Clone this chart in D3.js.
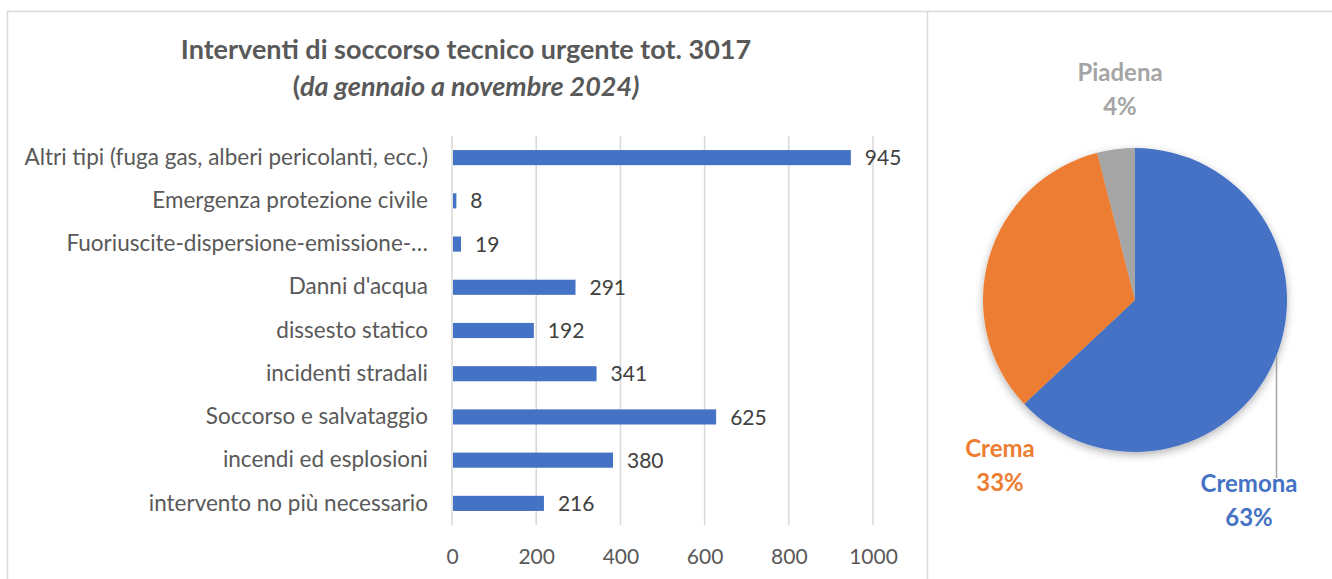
<!DOCTYPE html>
<html>
<head>
<meta charset="utf-8">
<script src="https://cdn.jsdelivr.net/npm/d3@7"></script>
<style>
  body { margin: 0; background: #fff; }
  svg { display: block; font-family: Lato, "Open Sans", sans-serif; }
</style>
</head>
<body>
<script>
const width = 1332, height = 579;

// bar chart data (top to bottom)
const categories = [
  'Altri tipi (fuga gas, alberi pericolanti, ecc.)',
  'Emergenza protezione civile',
  'Fuoriuscite-dispersione-emissione-…',
  "Danni d'acqua",
  'dissesto statico',
  'incidenti stradali',
  'Soccorso e salvataggio',
  'incendi ed esplosioni',
  'intervento no più necessario'
];
const counts = [945, 8, 19, 291, 192, 341, 625, 380, 216];
const xTicks = [0, 200, 400, 600, 800, 1000];

// pie data
const zones = ['Cremona', 'Crema', 'Piadena'];
const shares = [63, 33, 4];
const zoneColors = ['#4472c4', '#ed7d31', '#a5a5a5'];

const svg = d3.select('body').append('svg')
  .attr('width', width)
  .attr('height', height);

const defs = svg.append('defs');
const shadow = defs.append('filter').attr('id', 'pieShadow')
  .attr('x', '-20%').attr('y', '-20%').attr('width', '140%').attr('height', '140%');
shadow.append('feDropShadow')
  .attr('dx', 0).attr('dy', 3).attr('stdDeviation', 4)
  .attr('flood-color', '#000').attr('flood-opacity', 0.3);

// panel borders
svg.append('path')
  .attr('d', `M7.5,${height} V11.5 H${width} M927.5,11.5 V${height}`)
  .attr('fill', 'none')
  .attr('stroke', '#d9d9d9')
  .attr('stroke-width', 1.5);

// ---- bar chart ----
const x = d3.scaleLinear().domain([0, 1000]).range([452, 873]);
const y = d3.scaleBand().domain(categories).range([136, 525]).paddingInner(0.65).paddingOuter(0.325);

svg.append('g')
  .attr('stroke', '#d9d9d9')
  .attr('stroke-width', 1.5)
  .selectAll('line')
  .data(xTicks)
  .join('line')
  .attr('x1', d => x(d)).attr('x2', d => x(d))
  .attr('y1', 136).attr('y2', 525);

svg.append('g')
  .selectAll('rect')
  .data(counts)
  .join('rect')
  .attr('x', x(0) + 1)
  .attr('y', (d, i) => y(categories[i]))
  .attr('width', d => x(d) - x(0))
  .attr('height', y.bandwidth())
  .attr('fill', '#4472c4');

svg.append('g')
  .selectAll('text')
  .data(counts)
  .join('text')
  .attr('x', d => x(d) + 15)
  .attr('y', (d, i) => y(categories[i]) + y.bandwidth() / 2)
  .attr('dy', '0.36em')
  .attr('font-size', 21)
  .attr('fill', '#404040')
  .text(d => d);

const xAxis = svg.append('g')
  .attr('transform', 'translate(0,549)')
  .call(d3.axisBottom(x).tickValues(xTicks).tickFormat(d3.format('d')).tickSize(0).tickPadding(0));
xAxis.select('.domain').remove();
xAxis.selectAll('text')
  .attr('font-size', 21)
  .attr('font-family', 'Lato, sans-serif')
  .attr('fill', '#595959');

const yAxis = svg.append('g')
  .attr('transform', `translate(${x(0) - 24},0)`)
  .call(d3.axisLeft(y).tickSize(0).tickPadding(0));
yAxis.select('.domain').remove();
yAxis.selectAll('text')
  .attr('font-size', 22.5)
  .attr('font-family', 'Lato, sans-serif')
  .attr('fill', '#595959');

const title = svg.append('text')
  .attr('x', 466)
  .attr('text-anchor', 'middle')
  .attr('font-size', 27)
  .attr('font-weight', 'bold')
  .attr('fill', '#595959');
title.append('tspan').attr('x', 466).attr('y', 59)
  .text('Interventi di soccorso tecnico urgente tot. 3017');
const sub = title.append('tspan').attr('x', 466).attr('y', 96);
sub.append('tspan').text('(');
sub.append('tspan').attr('font-style', 'italic').text('da gennaio a novembre 2024)');

// ---- pie chart ----
const cx = 1135, cy = 300, r = 152;
const pie = d3.pie().sort(null).value(d => d)(shares);
const arc = d3.arc().innerRadius(0).outerRadius(r);

svg.append('g')
  .attr('transform', `translate(${cx},${cy})`)
  .attr('filter', 'url(#pieShadow)')
  .selectAll('path')
  .data(pie)
  .join('path')
  .attr('d', arc)
  .attr('fill', (d, i) => zoneColors[i]);

// leader line for Cremona
svg.append('line')
  .attr('x1', 1276.5).attr('x2', 1276.5)
  .attr('y1', 356).attr('y2', 478)
  .attr('stroke', '#a6a6a6')
  .attr('stroke-width', 1.5);

const labelPos = [[1249, 492], [1000, 457], [1120, 81]];
const pieLabels = svg.append('g')
  .selectAll('text')
  .data(zones)
  .join('text')
  .attr('text-anchor', 'middle')
  .attr('font-size', 24)
  .attr('font-weight', 'bold')
  .attr('fill', (d, i) => zoneColors[i]);
pieLabels.append('tspan')
  .attr('x', (d, i) => labelPos[i][0])
  .attr('y', (d, i) => labelPos[i][1])
  .text(d => d);
pieLabels.append('tspan')
  .attr('x', (d, i) => labelPos[i][0])
  .attr('y', (d, i) => labelPos[i][1] + 34)
  .text((d, i) => shares[i] + '%');
</script>
</body>
</html>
........
[TO DO]:
Set the listing down in full and exactly. Pictures within it should not appear in the copy.

[EXPECTED ANSWER]:
Clone this chart in D3.js.
<!DOCTYPE html>
<html>
<head>
<meta charset="utf-8">
<script src="https://cdn.jsdelivr.net/npm/d3@7"></script>
<style>
  body { margin: 0; background: #fff; }
  svg { display: block; font-family: Lato, "Open Sans", sans-serif; }
</style>
</head>
<body>
<script>
const width = 1332, height = 579;

// bar chart data (top to bottom)
const categories = [
  'Altri tipi (fuga gas, alberi pericolanti, ecc.)',
  'Emergenza protezione civile',
  'Fuoriuscite-dispersione-emissione-…',
  "Danni d'acqua",
  'dissesto statico',
  'incidenti stradali',
  'Soccorso e salvataggio',
  'incendi ed esplosioni',
  'intervento no più necessario'
];
const counts = [945, 8, 19, 291, 192, 341, 625, 380, 216];
const xTicks = [0, 200, 400, 600, 800, 1000];

// pie data
const zones = ['Cremona', 'Crema', 'Piadena'];
const shares = [63, 33, 4];
const zoneColors = ['#4472c4', '#ed7d31', '#a5a5a5'];

const svg = d3.select('body').append('svg')
  .attr('width', width)
  .attr('height', height);

const defs = svg.append('defs');
const shadow = defs.append('filter').attr('id', 'pieShadow')
  .attr('x', '-20%').attr('y', '-20%').attr('width', '140%').attr('height', '140%');
shadow.append('feDropShadow')
  .attr('dx', 0).attr('dy', 3).attr('stdDeviation', 4)
  .attr('flood-color', '#000').attr('flood-opacity', 0.3);

// panel borders
svg.append('path')
  .attr('d', `M7.5,${height} V11.5 H${width} M927.5,11.5 V${height}`)
  .attr('fill', 'none')
  .attr('stroke', '#d9d9d9')
  .attr('stroke-width', 1.5);

// ---- bar chart ----
const x = d3.scaleLinear().domain([0, 1000]).range([452, 873]);
const y = d3.scaleBand().domain(categories).range([136, 525]).paddingInner(0.65).paddingOuter(0.325);

svg.append('g')
  .attr('stroke', '#d9d9d9')
  .attr('stroke-width', 1.5)
  .selectAll('line')
  .data(xTicks)
  .join('line')
  .attr('x1', d => x(d)).attr('x2', d => x(d))
  .attr('y1', 136).attr('y2', 525);

svg.append('g')
  .selectAll('rect')
  .data(counts)
  .join('rect')
  .attr('x', x(0) + 1)
  .attr('y', (d, i) => y(categories[i]))
  .attr('width', d => x(d) - x(0))
  .attr('height', y.bandwidth())
  .attr('fill', '#4472c4');

svg.append('g')
  .selectAll('text')
  .data(counts)
  .join('text')
  .attr('x', d => x(d) + 15)
  .attr('y', (d, i) => y(categories[i]) + y.bandwidth() / 2)
  .attr('dy', '0.36em')
  .attr('font-size', 21)
  .attr('fill', '#404040')
  .text(d => d);

const xAxis = svg.append('g')
  .attr('transform', 'translate(0,549)')
  .call(d3.axisBottom(x).tickValues(xTicks).tickFormat(d3.format('d')).tickSize(0).tickPadding(0));
xAxis.select('.domain').remove();
xAxis.selectAll('text')
  .attr('font-size', 21)
  .attr('font-family', 'Lato, sans-serif')
  .attr('fill', '#595959');

const yAxis = svg.append('g')
  .attr('transform', `translate(${x(0) - 24},0)`)
  .call(d3.axisLeft(y).tickSize(0).tickPadding(0));
yAxis.select('.domain').remove();
yAxis.selectAll('text')
  .attr('font-size', 22.5)
  .attr('font-family', 'Lato, sans-serif')
  .attr('fill', '#595959');

const title = svg.append('text')
  .attr('x', 466)
  .attr('text-anchor', 'middle')
  .attr('font-size', 27)
  .attr('font-weight', 'bold')
  .attr('fill', '#595959');
title.append('tspan').attr('x', 466).attr('y', 59)
  .text('Interventi di soccorso tecnico urgente tot. 3017');
const sub = title.append('tspan').attr('x', 466).attr('y', 96);
sub.append('tspan').text('(');
sub.append('tspan').attr('font-style', 'italic').text('da gennaio a novembre 2024)');

// ---- pie chart ----
const cx = 1135, cy = 300, r = 152;
const pie = d3.pie().sort(null).value(d => d)(shares);
const arc = d3.arc().innerRadius(0).outerRadius(r);

svg.append('g')
  .attr('transform', `translate(${cx},${cy})`)
  .attr('filter', 'url(#pieShadow)')
  .selectAll('path')
  .data(pie)
  .join('path')
  .attr('d', arc)
  .attr('fill', (d, i) => zoneColors[i]);

// leader line for Cremona
svg.append('line')
  .attr('x1', 1276.5).attr('x2', 1276.5)
  .attr('y1', 356).attr('y2', 478)
  .attr('stroke', '#a6a6a6')
  .attr('stroke-width', 1.5);

const labelPos = [[1249, 492], [1000, 457], [1120, 81]];
const pieLabels = svg.append('g')
  .selectAll('text')
  .data(zones)
  .join('text')
  .attr('text-anchor', 'middle')
  .attr('font-size', 24)
  .attr('font-weight', 'bold')
  .attr('fill', (d, i) => zoneColors[i]);
pieLabels.append('tspan')
  .attr('x', (d, i) => labelPos[i][0])
  .attr('y', (d, i) => labelPos[i][1])
  .text(d => d);
pieLabels.append('tspan')
  .attr('x', (d, i) => labelPos[i][0])
  .attr('y', (d, i) => labelPos[i][1] + 34)
  .text((d, i) => shares[i] + '%');
</script>
</body>
</html>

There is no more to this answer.